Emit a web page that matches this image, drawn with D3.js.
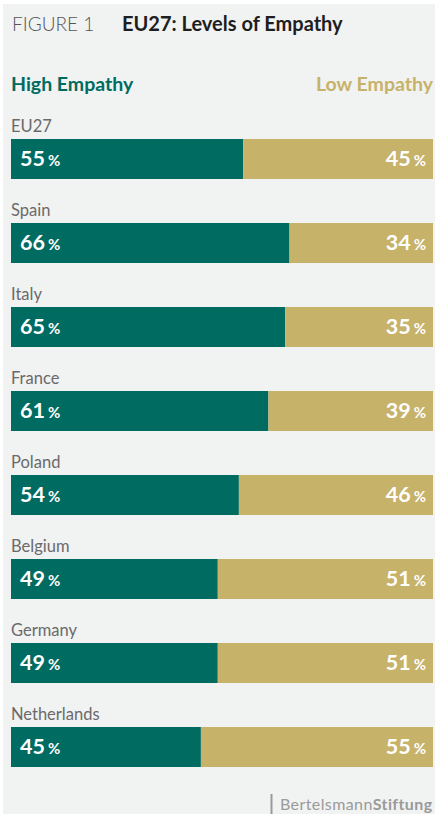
<!DOCTYPE html>
<html>
<head>
<meta charset="utf-8">
<script src="https://cdn.jsdelivr.net/npm/d3@7"></script>
<style>
  html, body { margin: 0; padding: 0; background: #ffffff; }
  svg { display: block; }
  text { font-family: Lato, "Open Sans", sans-serif; }
</style>
</head>
<body>
<svg id="chart" width="435" height="814"></svg>
<script>
// Share of respondents with high vs. low empathy, by country
const countries = ["EU27", "Spain", "Italy", "France", "Poland", "Belgium", "Germany", "Netherlands"];
const highEmpathy = [55, 66, 65, 61, 54, 49, 49, 45];
const lowEmpathy  = [45, 34, 35, 39, 46, 51, 51, 55];
const seriesNames = ["High Empathy", "Low Empathy"];

const colors = { high: "#006b61", low: "#c7b26a" };

const svg = d3.select("#chart");
const W = 435, H = 814;

// panel background
svg.append("rect")
  .attr("x", 3).attr("y", 4)
  .attr("width", W - 3).attr("height", H - 4)
  .attr("fill", "#f1f2f2");

// heading
svg.append("text").attr("x", 12).attr("y", 31).attr("font-size", 19)
  .attr("fill", "#555").attr("font-weight", 300).text("FIGURE 1");
svg.append("text").attr("x", 122).attr("y", 31).attr("font-size", 20)
  .attr("font-weight", 700).attr("fill", "#1e1e1e").text("EU27: Levels of Empathy");

// scales
const x = d3.scaleLinear().domain([0, 100]).range([11, 433]);
const y = d3.scaleBand().domain(countries).range([139, 767]).paddingInner(44 / 84).paddingOuter(0);

// legend
svg.append("text").attr("x", x(0)).attr("y", 91).attr("font-size", 19.5)
  .attr("font-weight", 700).attr("fill", colors.high).text(seriesNames[0]);
svg.append("text").attr("x", x(100)).attr("y", 91).attr("font-size", 19.5)
  .attr("font-weight", 700).attr("fill", colors.low).attr("text-anchor", "end").text(seriesNames[1]);

const rows = countries.map((c, i) => ({ country: c, high: highEmpathy[i], low: lowEmpathy[i] }));

const g = svg.selectAll("g.row").data(rows).join("g").attr("class", "row");

// country names
g.append("text")
  .attr("x", x(0))
  .attr("y", d => y(d.country) - 7)
  .attr("font-size", 16.5)
  .attr("fill", "#6a6a6a")
  .text(d => d.country);

// stacked bars
g.append("rect")
  .attr("x", x(0))
  .attr("y", d => y(d.country))
  .attr("width", d => x(d.high) - x(0))
  .attr("height", y.bandwidth())
  .attr("fill", colors.high);

g.append("rect")
  .attr("x", d => x(d.high))
  .attr("y", d => y(d.country))
  .attr("width", d => x(d.high + d.low) - x(d.high))
  .attr("height", y.bandwidth())
  .attr("fill", colors.low);

// value labels
function valueLabel(sel, accessor, xPos, anchor) {
  const t = sel.append("text")
    .attr("x", xPos)
    .attr("y", d => y(d.country) + y.bandwidth() / 2 + 7)
    .attr("fill", "#ffffff")
    .attr("font-weight", 700)
    .attr("text-anchor", anchor);
  t.append("tspan").attr("font-size", 21.5).text(accessor);
  t.append("tspan").attr("font-size", 15).attr("dx", 3).text("%");
}
valueLabel(g, d => d.high, x(0) + 9, "start");
valueLabel(g, d => d.low, x(100) - 7, "end");

// publisher mark
svg.append("line")
  .attr("x1", 271.5).attr("x2", 271.5).attr("y1", 794).attr("y2", 814)
  .attr("stroke", "#9a9a9a").attr("stroke-width", 2);
const brand = svg.append("text").attr("x", 280).attr("y", 810).attr("font-size", 16).attr("fill", "#9a9a9a")
  .attr("letter-spacing", 0.4);
brand.append("tspan").text("Bertelsmann");
brand.append("tspan").attr("font-weight", 700).text("Stiftung");
</script>
</body>
</html>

● OBJECTIVE: Transcribe the preceding listing in its entirety and with exact wording, leaving out pictures.

● EXERCISE RESPONSE:
Emit a web page that matches this image, drawn with D3.js.
<!DOCTYPE html>
<html>
<head>
<meta charset="utf-8">
<script src="https://cdn.jsdelivr.net/npm/d3@7"></script>
<style>
  html, body { margin: 0; padding: 0; background: #ffffff; }
  svg { display: block; }
  text { font-family: Lato, "Open Sans", sans-serif; }
</style>
</head>
<body>
<svg id="chart" width="435" height="814"></svg>
<script>
// Share of respondents with high vs. low empathy, by country
const countries = ["EU27", "Spain", "Italy", "France", "Poland", "Belgium", "Germany", "Netherlands"];
const highEmpathy = [55, 66, 65, 61, 54, 49, 49, 45];
const lowEmpathy  = [45, 34, 35, 39, 46, 51, 51, 55];
const seriesNames = ["High Empathy", "Low Empathy"];

const colors = { high: "#006b61", low: "#c7b26a" };

const svg = d3.select("#chart");
const W = 435, H = 814;

// panel background
svg.append("rect")
  .attr("x", 3).attr("y", 4)
  .attr("width", W - 3).attr("height", H - 4)
  .attr("fill", "#f1f2f2");

// heading
svg.append("text").attr("x", 12).attr("y", 31).attr("font-size", 19)
  .attr("fill", "#555").attr("font-weight", 300).text("FIGURE 1");
svg.append("text").attr("x", 122).attr("y", 31).attr("font-size", 20)
  .attr("font-weight", 700).attr("fill", "#1e1e1e").text("EU27: Levels of Empathy");

// scales
const x = d3.scaleLinear().domain([0, 100]).range([11, 433]);
const y = d3.scaleBand().domain(countries).range([139, 767]).paddingInner(44 / 84).paddingOuter(0);

// legend
svg.append("text").attr("x", x(0)).attr("y", 91).attr("font-size", 19.5)
  .attr("font-weight", 700).attr("fill", colors.high).text(seriesNames[0]);
svg.append("text").attr("x", x(100)).attr("y", 91).attr("font-size", 19.5)
  .attr("font-weight", 700).attr("fill", colors.low).attr("text-anchor", "end").text(seriesNames[1]);

const rows = countries.map((c, i) => ({ country: c, high: highEmpathy[i], low: lowEmpathy[i] }));

const g = svg.selectAll("g.row").data(rows).join("g").attr("class", "row");

// country names
g.append("text")
  .attr("x", x(0))
  .attr("y", d => y(d.country) - 7)
  .attr("font-size", 16.5)
  .attr("fill", "#6a6a6a")
  .text(d => d.country);

// stacked bars
g.append("rect")
  .attr("x", x(0))
  .attr("y", d => y(d.country))
  .attr("width", d => x(d.high) - x(0))
  .attr("height", y.bandwidth())
  .attr("fill", colors.high);

g.append("rect")
  .attr("x", d => x(d.high))
  .attr("y", d => y(d.country))
  .attr("width", d => x(d.high + d.low) - x(d.high))
  .attr("height", y.bandwidth())
  .attr("fill", colors.low);

// value labels
function valueLabel(sel, accessor, xPos, anchor) {
  const t = sel.append("text")
    .attr("x", xPos)
    .attr("y", d => y(d.country) + y.bandwidth() / 2 + 7)
    .attr("fill", "#ffffff")
    .attr("font-weight", 700)
    .attr("text-anchor", anchor);
  t.append("tspan").attr("font-size", 21.5).text(accessor);
  t.append("tspan").attr("font-size", 15).attr("dx", 3).text("%");
}
valueLabel(g, d => d.high, x(0) + 9, "start");
valueLabel(g, d => d.low, x(100) - 7, "end");

// publisher mark
svg.append("line")
  .attr("x1", 271.5).attr("x2", 271.5).attr("y1", 794).attr("y2", 814)
  .attr("stroke", "#9a9a9a").attr("stroke-width", 2);
const brand = svg.append("text").attr("x", 280).attr("y", 810).attr("font-size", 16).attr("fill", "#9a9a9a")
  .attr("letter-spacing", 0.4);
brand.append("tspan").text("Bertelsmann");
brand.append("tspan").attr("font-weight", 700).text("Stiftung");
</script>
</body>
</html>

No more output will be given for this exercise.